The Blackstone River Valley National Heritage Corridor invites you to participate in a meeting to review the results of the Blackstone Valley Prioritization Project. The project is intended to create a regional vision, and to guide the future investment of limited public sector resources.
The meeting is being organized by the Central Mass. Regional Planning Commission (CMRPC) in order to discuss the results of this collaboration with local communities to develop priorities for development and preservation in each of the towns as well as throughout the Region. CMRPC will present the prioritization results and identify next steps on Tuesday, November 13, 2012 at Alternatives Unlimited in Whitinsville. There will be an open house from 6-7 pm, during which time people are free to review maps and materials. The meeting will be from 7-9 pm.
The communities of Blackstone, Douglas, Grafton, Hopedale, Mendon, Millbury, Millville, Northbridge, Sutton, Upton, and Uxbridge all participated in the Blackstone Valley Prioritization Project. CMRPC collected data for the project through meetings with local/town staff members, Boards of Selectmen, and other participants, as well as reviews of master plans, open space plans, and other community documents.
The final result of the project will be a set of priorities for protection, development and transportation improvements throughout the Blackstone Valley. These priorities are intended help decision-making about specific development and preservation opportunities at the local, regional, and state levels. It is also anticipated that future grant and funding decisions in Massachusetts will give preference to projects identified through this effort.
The John H. Chafee Blackstone River Valley National Heritage Corridor is actively participating in this endeavor. “The Corridor Commission has always believed that sustainable economic development and heritage preservation are not mutually exclusive but go hand in hand,” said Donna Williams, President of the Blackstone River Valley National Heritage Corridor, Inc. “Our historic and natural resources are economic assets, and a healthy economy helps us take care of those resources.
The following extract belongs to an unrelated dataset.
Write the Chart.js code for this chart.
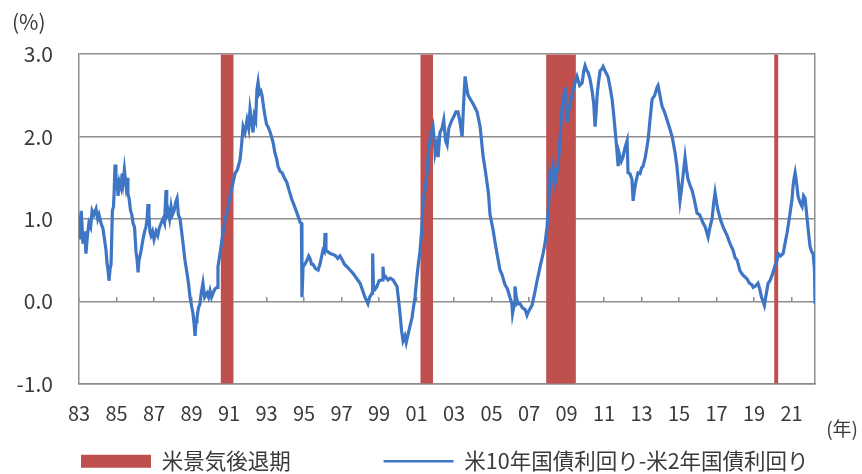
<!DOCTYPE html>
<html><head><meta charset="utf-8">
<script src="https://cdn.jsdelivr.net/npm/chart.js@4.4.1/dist/chart.umd.min.js"></script>
<style>html,body{margin:0;padding:0;background:#fff}#wrap{width:862px;height:474px}</style>
</head><body><div id="wrap"><canvas id="c" width="862" height="474"></canvas></div>
<script>
// ---- data ----
const yearPoints = [1983.00,1983.05,1983.12,1983.21,1983.30,1983.37,1983.45,1983.53,1983.62,1983.70,1983.80,1983.91,1984.00,1984.07,1984.17,1984.28,1984.36,1984.44,1984.50,1984.55,1984.60,1984.66,1984.71,1984.78,1984.84,1984.87,1984.92,1984.97,1985.03,1985.08,1985.15,1985.24,1985.30,1985.35,1985.42,1985.51,1985.58,1985.61,1985.67,1985.75,1985.82,1985.88,1985.96,1986.04,1986.10,1986.15,1986.20,1986.30,1986.41,1986.50,1986.57,1986.63,1986.68,1986.73,1986.78,1986.84,1986.92,1987.00,1987.11,1987.20,1987.27,1987.38,1987.48,1987.56,1987.64,1987.68,1987.75,1987.83,1987.91,1987.98,1988.07,1988.15,1988.23,1988.30,1988.39,1988.47,1988.55,1988.65,1988.76,1988.85,1988.92,1989.00,1989.08,1989.14,1989.19,1989.24,1989.29,1989.37,1989.45,1989.52,1989.61,1989.70,1989.83,1989.91,1989.99,1990.07,1990.15,1990.25,1990.36,1990.41,1990.50,1990.63,1990.79,1990.92,1991.05,1991.18,1991.32,1991.45,1991.59,1991.67,1991.75,1991.85,1991.96,1992.05,1992.12,1992.20,1992.28,1992.35,1992.42,1992.49,1992.55,1992.62,1992.70,1992.76,1992.85,1992.92,1993.00,1993.08,1993.20,1993.35,1993.45,1993.55,1993.61,1993.72,1993.83,1993.95,1994.09,1994.20,1994.36,1994.50,1994.63,1994.79,1994.86,1994.89,1994.95,1995.05,1995.16,1995.25,1995.32,1995.40,1995.48,1995.60,1995.75,1995.85,1996.01,1996.08,1996.12,1996.17,1996.28,1996.40,1996.55,1996.70,1996.80,1996.92,1997.05,1997.15,1997.29,1997.45,1997.61,1997.80,1997.99,1998.10,1998.25,1998.35,1998.41,1998.50,1998.63,1998.66,1998.70,1998.80,1998.89,1999.00,1999.16,1999.21,1999.26,1999.35,1999.48,1999.60,1999.75,1999.85,1999.96,2000.05,2000.12,2000.20,2000.28,2000.38,2000.45,2000.55,2000.65,2000.76,2000.85,2000.92,2001.00,2001.08,2001.18,2001.29,2001.35,2001.45,2001.56,2001.63,2001.72,2001.80,2001.88,2001.95,2001.99,2002.08,2002.15,2002.25,2002.36,2002.45,2002.55,2002.63,2002.72,2002.80,2002.89,2003.00,2003.10,2003.21,2003.30,2003.43,2003.50,2003.59,2003.67,2003.75,2003.88,2004.01,2004.12,2004.23,2004.39,2004.55,2004.66,2004.76,2004.84,2004.92,2005.08,2005.20,2005.29,2005.45,2005.55,2005.72,2005.85,2005.99,2006.08,2006.12,2006.20,2006.25,2006.32,2006.41,2006.52,2006.65,2006.79,2006.89,2006.98,2007.08,2007.16,2007.30,2007.43,2007.59,2007.75,2007.85,2007.96,2008.05,2008.12,2008.20,2008.28,2008.39,2008.47,2008.55,2008.65,2008.76,2008.84,2008.92,2009.03,2009.10,2009.19,2009.35,2009.45,2009.56,2009.70,2009.83,2009.92,2009.99,2010.08,2010.15,2010.25,2010.36,2010.45,2010.52,2010.58,2010.63,2010.70,2010.79,2010.88,2010.95,2011.05,2011.21,2011.32,2011.43,2011.50,2011.59,2011.68,2011.75,2011.80,2011.85,2011.92,2012.01,2012.10,2012.23,2012.28,2012.38,2012.49,2012.55,2012.62,2012.70,2012.81,2012.92,2013.00,2013.08,2013.20,2013.35,2013.45,2013.56,2013.70,2013.83,2013.88,2013.98,2014.09,2014.22,2014.36,2014.50,2014.63,2014.79,2014.88,2014.95,2015.05,2015.15,2015.25,2015.32,2015.40,2015.48,2015.60,2015.69,2015.80,2015.96,2016.10,2016.28,2016.40,2016.55,2016.65,2016.76,2016.85,2016.92,2017.00,2017.08,2017.20,2017.35,2017.56,2017.72,2017.88,2017.99,2018.10,2018.25,2018.40,2018.63,2018.75,2018.89,2018.95,2019.05,2019.21,2019.30,2019.40,2019.48,2019.55,2019.62,2019.75,2019.85,2020.01,2020.10,2020.23,2020.28,2020.40,2020.55,2020.65,2020.76,2020.92,2021.03,2021.08,2021.14,2021.19,2021.26,2021.35,2021.45,2021.56,2021.64,2021.72,2021.83,2021.92,2021.99,2022.08,2022.15,2022.22,2022.25];
const spreadValues = [1.05,0.75,1.10,0.70,0.85,0.58,0.80,0.95,0.90,1.10,1.05,1.12,1.00,1.05,0.95,0.88,0.75,0.62,0.45,0.38,0.25,0.40,0.45,1.10,1.15,1.30,1.66,1.35,1.50,1.28,1.45,1.38,1.55,1.45,1.60,1.40,1.50,1.30,1.25,1.10,1.05,0.95,0.90,0.60,0.50,0.35,0.50,0.60,0.75,0.85,0.90,1.00,1.18,1.05,0.85,0.80,0.85,0.75,0.85,0.80,0.88,0.95,1.00,0.95,1.35,1.05,1.10,1.00,1.15,1.05,1.10,1.20,1.25,1.05,1.00,0.85,0.70,0.50,0.34,0.20,0.05,-0.05,-0.15,-0.28,-0.42,-0.25,-0.20,-0.08,-0.03,0.10,0.22,0.05,0.10,0.05,0.13,0.05,0.10,0.15,0.17,0.42,0.55,0.75,1.00,1.10,1.27,1.40,1.55,1.60,1.72,1.90,2.12,2.05,2.20,2.10,2.33,2.20,2.05,2.25,2.20,2.57,2.66,2.52,2.55,2.50,2.35,2.25,2.15,2.12,2.05,1.93,1.80,1.72,1.64,1.58,1.56,1.50,1.44,1.35,1.23,1.15,1.07,0.96,0.95,0.05,0.42,0.45,0.50,0.55,0.52,0.45,0.45,0.40,0.38,0.45,0.62,0.60,0.83,0.62,0.60,0.58,0.57,0.55,0.52,0.55,0.50,0.45,0.42,0.38,0.34,0.28,0.22,0.15,0.05,0.00,-0.03,0.05,0.10,0.58,0.20,0.15,0.18,0.25,0.26,0.42,0.28,0.30,0.26,0.28,0.26,0.22,0.18,0.00,-0.15,-0.35,-0.48,-0.42,-0.50,-0.40,-0.30,-0.20,-0.05,0.05,0.25,0.42,0.60,0.90,1.23,1.35,1.56,1.80,1.96,2.05,2.12,1.95,1.80,1.90,1.75,2.05,2.10,2.20,1.95,1.90,2.10,2.15,2.20,2.25,2.30,2.30,2.20,2.00,2.35,2.73,2.60,2.50,2.45,2.40,2.35,2.30,2.12,1.76,1.60,1.44,1.30,1.05,0.87,0.70,0.58,0.38,0.33,0.20,0.15,0.04,-0.02,-0.15,-0.05,0.18,0.05,-0.03,-0.03,-0.08,-0.10,-0.17,-0.12,-0.08,-0.05,0.10,0.25,0.42,0.58,0.70,0.90,1.20,1.56,1.50,1.64,1.44,1.55,1.64,1.96,2.37,2.45,2.60,2.17,2.30,2.40,2.56,2.65,2.73,2.62,2.65,2.80,2.86,2.80,2.78,2.70,2.56,2.40,2.12,2.30,2.50,2.65,2.80,2.82,2.85,2.80,2.73,2.60,2.45,2.30,2.08,1.85,1.64,1.80,1.80,1.70,1.75,1.85,1.95,1.56,1.55,1.48,1.22,1.35,1.45,1.56,1.55,1.62,1.64,1.75,1.96,2.20,2.45,2.50,2.60,2.62,2.50,2.37,2.30,2.20,2.10,2.00,1.80,1.65,1.48,1.22,1.40,1.60,1.75,1.60,1.48,1.40,1.35,1.25,1.07,1.05,0.95,0.90,0.78,0.90,1.00,1.20,1.32,1.20,1.10,1.00,0.90,0.80,0.70,0.62,0.53,0.50,0.37,0.32,0.27,0.22,0.20,0.17,0.18,0.22,0.15,0.05,0.00,-0.05,0.05,0.22,0.25,0.35,0.42,0.50,0.58,0.55,0.58,0.70,0.83,1.07,1.25,1.40,1.50,1.56,1.45,1.27,1.20,1.15,1.28,1.25,1.00,0.80,0.66,0.60,0.58,0.40,-0.03];
const recessionStart = [1990.55, 2001.20, 2007.91, 2020.07];
const recessionEnd   = [1991.25, 2001.88, 2009.50, 2020.30];
const tickYears  = [1983,1985,1987,1989,1991,1993,1995,1997,1999,2001,2003,2005,2007,2009,2011,2013,2015,2017,2019,2021];
const tickLabels = ['83','85','87','89','91','93','95','97','99','01','03','05','07','09','11','13','15','17','19','21'];
const yTicks = [-1, 0, 1, 2, 3];
const seriesNames = ['米10年国債利回り-米2年国債利回り', '米景気後退期'];

// ---- build chart ----
const BLUE = '#3e75c4', RED = '#c0504d', GRID = '#8e8e8e', TXT = '#3a3a3a';
const FONT = "'Noto Sans CJK JP', 'Noto Sans', sans-serif";
const Y_TOP = yTicks[yTicks.length - 1];
const spreadData = yearPoints.map((t, i) => ({x: t, y: spreadValues[i]}));
const recessionSets = recessionStart.map((s, i) => ({
  label: seriesNames[1],
  data: [{x: s, y: Y_TOP}, {x: recessionEnd[i], y: Y_TOP}],
  borderColor: RED, backgroundColor: RED, borderWidth: 0, pointRadius: 0,
  tension: 0, fill: 'start', order: 1
}));
const setTicks = axis => { axis.ticks = tickYears.map(v => ({value: v})); };

new Chart(document.getElementById('c'), {
  type: 'line',
  data: {
    datasets: [
      {label: seriesNames[0], data: spreadData, borderColor: BLUE, backgroundColor: BLUE,
       borderWidth: 3.2, pointRadius: 0, tension: 0, fill: false, order: 0}
    ].concat(recessionSets)
  },
  options: {
    responsive: false, animation: false, devicePixelRatio: 1,
    layout: {padding: {left: 12, right: 4, top: 0, bottom: -8}},
    scales: {
      x: {type: 'linear', min: 1983, max: 2022.25, afterBuildTicks: setTicks,
          afterFit: s => { s.height = 43; },
          grid: {drawOnChartArea: false, drawTicks: false},
          border: {display: true, color: GRID, width: 1.5},
          ticks: {autoSkip: false, maxRotation: 0, padding: 18, color: TXT,
                  font: {family: FONT, size: 20},
                  callback: (v, i) => tickLabels[i]}},
      x0: {type: 'linear', axis: 'x', min: 1983, max: 2022.25, position: {y: 0},
           afterBuildTicks: setTicks,
           afterFit: s => { s.height = 0; },
           grid: {drawOnChartArea: false, drawTicks: true, tickLength: -4, color: GRID, lineWidth: 1.5},
           border: {display: false}, ticks: {display: false}},
      y: {type: 'linear', min: -1, max: 3, position: 'left',
          afterBuildTicks: a => { a.ticks = yTicks.map(v => ({value: v})); },
          afterFit: s => { s.width = 67; },
          grid: {color: GRID, lineWidth: 1.5, drawTicks: false},
          border: {display: true, color: GRID, width: 1.5},
          ticks: {padding: 26, color: TXT, font: {family: FONT, size: 21},
                  callback: v => v.toFixed(1)}},
      y2: {type: 'linear', min: -1, max: 3, position: 'right',
           afterFit: s => { s.width = 43; },
           grid: {drawOnChartArea: false, drawTicks: false},
           border: {display: true, color: GRID, width: 1.5},
           ticks: {display: false}}
    },
    plugins: {
      title: {display: true, text: '(%)', align: 'start', color: TXT,
              font: {family: FONT, size: 21, weight: 'normal'}, padding: {top: 9, bottom: 20}},
      subtitle: {display: true, text: '(年)', position: 'bottom', align: 'end', weight: 500, color: TXT,
                 font: {family: FONT, size: 19}, padding: {top: -9, bottom: 8}},
      legend: {position: 'bottom', align: 'start', fullSize: false, weight: 1000,
               labels: {usePointStyle: true, pointStyleWidth: 70, boxHeight: 13, padding: 2, color: TXT,
                        font: {family: FONT, size: 21.5},
                        generateLabels: chart => [
                          {text: seriesNames[1] + '\u3000\u3000\u3000\u3000 ', fillStyle: RED, strokeStyle: RED, lineWidth: 0, pointStyle: 'rect', datasetIndex: 1, fontColor: TXT},
                          {text: seriesNames[0], fillStyle: BLUE, strokeStyle: BLUE, lineWidth: 2.5, pointStyle: 'line', datasetIndex: 0, fontColor: TXT}
                        ]}},
      tooltip: {enabled: false}
    }
  }
});
</script></body></html>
Improving transportation and other infrastructure not only helps our businesses, but, if done right, it can help us protect our natural and historic resources.” The Corridor is especially interested in the regional approach taken by CMRPC. “It is critical that our Towns are communicating with one another so that local actions in one community are consistent with the priorities of its neighbors,” according to Williams. “What makes the Blackstone Valley such a special place is not just individual sites or structures, but the totality of those sites that make it a Heritage Corridor, and we should try to protect our larger landscapes, as well as drive appropriate redevelopment.”
At a meeting on November 13th, CMRPC staff will describe how projects might be classified as “regionally significant.” Regionally significant development, preservation and infrastructure projects are expected to receive priority for funding in a variety of competitive state-level programs.
In addition, there will be a panel discussion of how this information can be put to use in the real world of daily business and local government. Participants for the panel are still being finalized, but will include prominent business owners and developers, as well as advocates of combining economic development and preservation into a joint strategy for achieving strong and sustainable communities.